When detainees are evaluated by detainee review boards (DRB) staffed by US military officers, there is reliance on circumstantial evidence. Detainees cannot challenge classified evidence which is not shared with them, including hearsay evidence gathered by US informants and intelligence files.
Pakistani government representatives refuse to participate in DRB hearings to provide information on detainees which could help in their transfers. The government must confirm a detainee’s nationality to prove that the government in question is the right interlocutor but that has rarely occurred.

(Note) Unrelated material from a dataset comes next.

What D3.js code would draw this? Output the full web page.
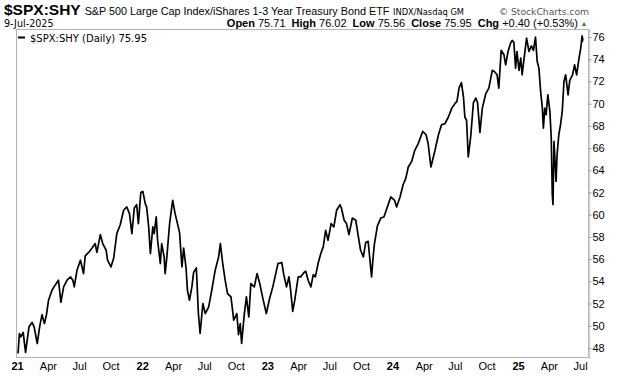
<!DOCTYPE html>
<html>
<head>
<meta charset="utf-8">
<script src="https://cdn.jsdelivr.net/npm/d3@7"></script>
<style>
  body { margin: 0; background: #fff; }
  svg { display: block; }
</style>
</head>
<body>
<script>

// closing values of $SPX:SHY, roughly weekly, MM-DD per year
const y2021 = [["01-04",47.5],["01-08",49.3],["01-12",49.0],["01-19",49.4],["01-26",47.6],["02-05",49.9],["02-14",50.3],["02-20",49.9],["03-01",48.4],["03-08",49.9],["03-15",51.0],["03-22",50.2],["03-28",51.0],["04-03",52.3],["04-13",53.2],["04-23",53.7],["05-02",54.1],["05-09",52.1],["05-17",53.5],["05-27",54.1],["06-06",54.4],["06-13",54.1],["06-17",53.5],["06-25",55.0],["07-05",55.9],["07-14",54.7],["07-19",56.3],["07-29",56.6],["08-08",57.0],["08-17",57.4],["08-22",56.6],["09-01",58.2],["09-08",57.4],["09-18",56.8],["09-22",55.9],["10-02",55.3],["10-10",56.1],["10-19",58.3],["10-29",59.1],["11-08",60.4],["11-17",60.7],["11-25",60.1],["12-02",58.3],["12-09",60.6],["12-16",60.9],["12-21",59.2],["12-28",62.0]];
const y2022 = [["01-03",62.1],["01-10",61.0],["01-14",60.7],["01-20",58.9],["01-25",56.5],["02-01",58.9],["02-05",58.3],["02-11",59.8],["02-15",57.7],["02-23",55.6],["02-27",57.4],["03-06",56.2],["03-09",54.7],["03-14",56.2],["03-22",59.2],["03-31",61.3],["04-07",60.1],["04-14",59.2],["04-20",58.4],["04-27",55.3],["05-02",57.0],["05-09",55.2],["05-13",53.2],["05-19",52.3],["05-26",53.5],["05-31",54.8],["06-08",55.2],["06-14",51.1],["06-19",49.3],["06-27",52.0],["07-04",51.1],["07-14",51.7],["07-23",53.2],["08-02",55.0],["08-12",56.2],["08-17",57.4],["08-24",55.6],["08-31",54.1],["09-07",52.9],["09-17",52.6],["09-25",50.5],["10-04",51.1],["10-09",49.2],["10-14",50.2],["10-18",48.4],["10-26",51.1],["11-01",52.6],["11-08",50.8],["11-14",53.8],["11-24",53.5],["12-02",54.7],["12-10",53.8],["12-18",52.6],["12-29",51.1]];
const y2023 = [["01-08",52.5],["01-17",53.5],["02-01",55.6],["02-12",55.7],["02-18",54.6],["02-26",53.5],["03-05",54.4],["03-10",53.2],["03-16",51.3],["03-22",52.3],["04-01",54.4],["04-08",54.4],["04-18",54.8],["04-23",54.9],["04-30",54.1],["05-08",53.5],["05-15",54.6],["05-21",54.4],["05-29",55.6],["06-06",56.5],["06-13",57.1],["06-20",58.6],["06-27",57.7],["07-06",59.2],["07-14",58.9],["07-22",60.4],["08-01",60.9],["08-05",60.6],["08-13",59.5],["08-20",59.2],["08-27",58.2],["09-06",59.7],["09-16",59.5],["09-22",58.3],["09-30",56.8],["10-08",56.2],["10-15",57.5],["10-22",57.6],["10-27",56.0],["11-01",54.4],["11-05",56.0],["11-09",57.3],["11-18",59.0],["11-28",59.7],["12-07",59.8],["12-17",60.7],["12-27",61.6]];
const y2024 = [["01-07",61.3],["01-13",60.7],["01-23",61.6],["02-01",62.7],["02-09",63.3],["02-16",64.3],["02-26",64.8],["03-06",65.8],["03-16",66.4],["03-29",67.5],["04-08",67.2],["04-14",66.4],["04-22",64.3],["05-04",65.8],["05-14",67.2],["05-23",68.1],["06-02",68.2],["06-12",68.8],["06-22",69.6],["07-01",70.0],["07-07",70.2],["07-13",71.4],["07-20",71.9],["07-26",70.6],["07-30",68.8],["08-04",68.5],["08-09",65.2],["08-16",67.0],["08-24",70.1],["08-31",70.5],["09-05",70.1],["09-12",67.4],["09-19",69.6],["09-29",70.9],["10-08",71.4],["10-18",73.0],["10-24",72.9],["11-01",72.6],["11-06",71.4],["11-13",74.8],["11-21",74.4],["11-26",73.5],["12-03",74.7],["12-11",75.5],["12-15",75.7],["12-20",75.5],["12-25",73.2],["12-29",74.7]];
const y2025 = [["01-04",73.0],["01-09",74.1],["01-13",72.6],["01-20",74.4],["01-26",75.9],["02-02",74.7],["02-09",75.2],["02-15",74.8],["02-21",76.0],["02-26",73.8],["03-03",73.2],["03-08",71.1],["03-13",69.6],["03-16",67.8],["03-20",69.6],["03-24",69.0],["03-29",70.8],["04-04",69.3],["04-08",66.9],["04-11",61.8],["04-13",60.9],["04-16",66.6],["04-19",64.8],["04-22",63.0],["04-25",65.4],["04-30",67.2],["05-05",68.1],["05-10",69.3],["05-15",72.0],["05-20",72.6],["05-27",70.8],["06-01",72.1],["06-09",72.6],["06-15",73.5],["06-21",72.6],["06-28",74.1],["07-03",75.0],["07-07",76.1],["07-08",75.6],["07-09",75.95]];

const yTicks = [48,50,52,54,56,58,60,62,64,66,68,70,72,74,76];
const yearTicks = ["2021-01-01","2022-01-01","2023-01-01","2024-01-01","2025-01-01"];
const monthTicks = ["2021-04-01","2021-07-01","2021-10-01","2022-04-01","2022-07-01","2022-10-01",
                    "2023-04-01","2023-07-01","2023-10-01","2024-04-01","2024-07-01","2024-10-01",
                    "2025-04-01","2025-07-01"];

const quote = [["Open","75.71"],["High","76.02"],["Low","75.56"],["Close","75.95"]];
const chg = ["+0.40","(+0.53%)"];


let canvasW = 620;
let canvasH = 376;
let plotL = 16, plotR = 588, plotT = 29.5, plotB = 357.5;

let parse = d3.timeParse("%Y-%m-%d");

let data = [[2021,y2021],[2022,y2022],[2023,y2023],[2024,y2024],[2025,y2025]]
  .flatMap(([yr, arr]) => arr.map(([md, v]) => ({ date: parse(yr + "-" + md), value: v })));

let svg = d3.select("body").append("svg")
  .attr("width", canvasW)
  .attr("height", canvasH);

// x: calendar scale anchored on the year labels
let x = d3.scaleTime()
  .domain([parse("2021-01-01"), parse("2025-01-01")])
  .range([17, 518]);

let y = d3.scaleLinear()
  .domain([47.14, 76.68])
  .range([plotB, plotT]);

// frame
svg.append("rect")
  .attr("x", plotL + 0.5).attr("y", plotT)
  .attr("width", plotR - plotL).attr("height", plotB - plotT)
  .attr("fill", "none")
  .attr("stroke", "#b4b4b4")
  .attr("stroke-width", 1);

// right axis with fine minor ticks
let minor = d3.range(47.25, 76.6, 0.25);
svg.append("g")
  .attr("transform", `translate(${plotR + 0.5},0)`)
  .call(d3.axisRight(y).tickValues(minor).tickSize(2).tickFormat(""))
  .call(g => g.select(".domain").attr("stroke", "#b4b4b4"))
  .call(g => g.selectAll(".tick line").attr("stroke", "#c8c8c8"));

svg.append("g")
  .attr("transform", `translate(${plotR + 0.5},0)`)
  .call(d3.axisRight(y).tickValues(yTicks).tickSize(3).tickPadding(1))
  .call(g => g.select(".domain").remove())
  .call(g => g.selectAll(".tick line").attr("stroke", "#999"))
  .call(g => g.selectAll("text")
    .attr("font-family", "Liberation Sans, Arial, sans-serif")
    .attr("font-size", "11px")
    .attr("fill", "#000"));

// bottom labels
svg.append("g")
  .attr("transform", `translate(0,${plotB})`)
  .call(d3.axisBottom(x)
    .tickValues(yearTicks.map(parse))
    .tickSize(0).tickPadding(5)
    .tickFormat(d3.timeFormat("%y")))
  .call(g => g.select(".domain").remove())
  .call(g => g.selectAll("text")
    .attr("font-family", "Liberation Sans, Arial, sans-serif")
    .attr("font-size", "11px")
    .attr("font-weight", "bold")
    .attr("fill", "#000"));

svg.append("g")
  .attr("transform", `translate(0,${plotB})`)
  .call(d3.axisBottom(x)
    .tickValues(monthTicks.map(parse))
    .tickSize(0).tickPadding(5)
    .tickFormat(d3.timeFormat("%b")))
  .call(g => g.select(".domain").remove())
  .call(g => g.selectAll("text")
    .attr("font-family", "Liberation Sans, Arial, sans-serif")
    .attr("font-size", "11px")
    .attr("fill", "#000"));

// price line
let line = d3.line()
  .x(d => x(d.date))
  .y(d => y(d.value));

svg.append("path")
  .datum(data)
  .attr("d", line)
  .attr("fill", "none")
  .attr("stroke", "#000")
  .attr("stroke-width", 1.7)
  .attr("stroke-linejoin", "round");

// header
let head = svg.append("text")
  .attr("x", 4).attr("y", 14.5)
  .attr("font-family", "Liberation Sans, Arial, sans-serif");
head.append("tspan")
  .attr("font-size", "15.5px").attr("font-weight", "bold")
  .text("$SPX:SHY");
head.append("tspan")
  .attr("font-size", "10.8px").attr("dx", 4)
  .text("S&P 500 Large Cap Index/iShares 1-3 Year Treasury Bond ETF");

svg.append("text")
  .attr("x", 393).attr("y", 14.5)
  .attr("font-family", "DejaVu Sans, sans-serif")
  .attr("font-size", "8.3px")
  .text("INDX/Nasdaq GM");

svg.append("text")
  .attr("x", 589).attr("y", 14.5)
  .attr("text-anchor", "end")
  .attr("font-family", "DejaVu Sans, sans-serif")
  .attr("font-size", "9.2px")
  .attr("fill", "#555")
  .text("\u00a9 StockCharts.com");

svg.append("text")
  .attr("x", 4).attr("y", 26.5)
  .attr("font-family", "DejaVu Sans, sans-serif")
  .attr("font-size", "9.6px")
  .text("9-Jul-2025");

let q = svg.append("text")
  .attr("x", 578).attr("y", 26.5)
  .attr("text-anchor", "end")
  .attr("font-family", "Liberation Sans, Arial, sans-serif")
  .attr("font-size", "11px");
quote.forEach(([k, v], i) => {
  q.append("tspan").attr("font-weight", "bold").attr("dx", i ? 6 : 0).text(k + " ");
  q.append("tspan").text(v);
});
q.append("tspan").attr("font-weight", "bold").attr("dx", 6).text("Chg ");
q.append("tspan").text(chg.join(" "));

svg.append("text")
  .attr("x", 584).attr("y", 26)
  .attr("text-anchor", "middle")
  .attr("font-size", "7px")
  .attr("fill", "#2f7d32")
  .text("\u25b2");

// legend
svg.append("line")
  .attr("x1", 18).attr("x2", 25)
  .attr("y1", 37.5).attr("y2", 37.5)
  .attr("stroke", "#000").attr("stroke-width", 2);

svg.append("text")
  .attr("x", 30).attr("y", 41.5)
  .attr("font-family", "DejaVu Sans, sans-serif")
  .attr("font-size", "10px")
  .text("$SPX:SHY (Daily) 75.95");

</script>
</body>
</html>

Although lawyers representing detainees cannot speak to their clients — unlike Guantanamo prisoners with legal access — former prisoners have talked of ill treatment by interrogators. Some were detained at secondary locations before being transferred to Bagram. Former detainees say they have been beaten, have had dogs released on them and loud music blasted in their ears besides being exposed to extreme temperatures and given inadequate food.
In January 2010, the Lahore High Court pressured the government to talk to the US but ad hoc measures have proven ineffective. It was high-level engagement in 2004 between the US and Pakistani governments that resulted in the repatriation of 63 Pakistanis from Guantanamo.
If the government is waiting until America withdraws its troops, so that detainees are sent back without the US requesting assurances to allay fears of recidivism that would signal a politicisation of the repatriation policy and a lapse of moral responsibility.
There are indications that the US could continue to hold third-country nationals beyond 2014 by inserting new conditions into the Bilateral Security Arrangement being negotiated with the Afghan government or even worse transfer detainees from Bagram to another black hole, if pressured to relinquish authority of the Afghan prison.
The writer is senior assistant editor at the Herald.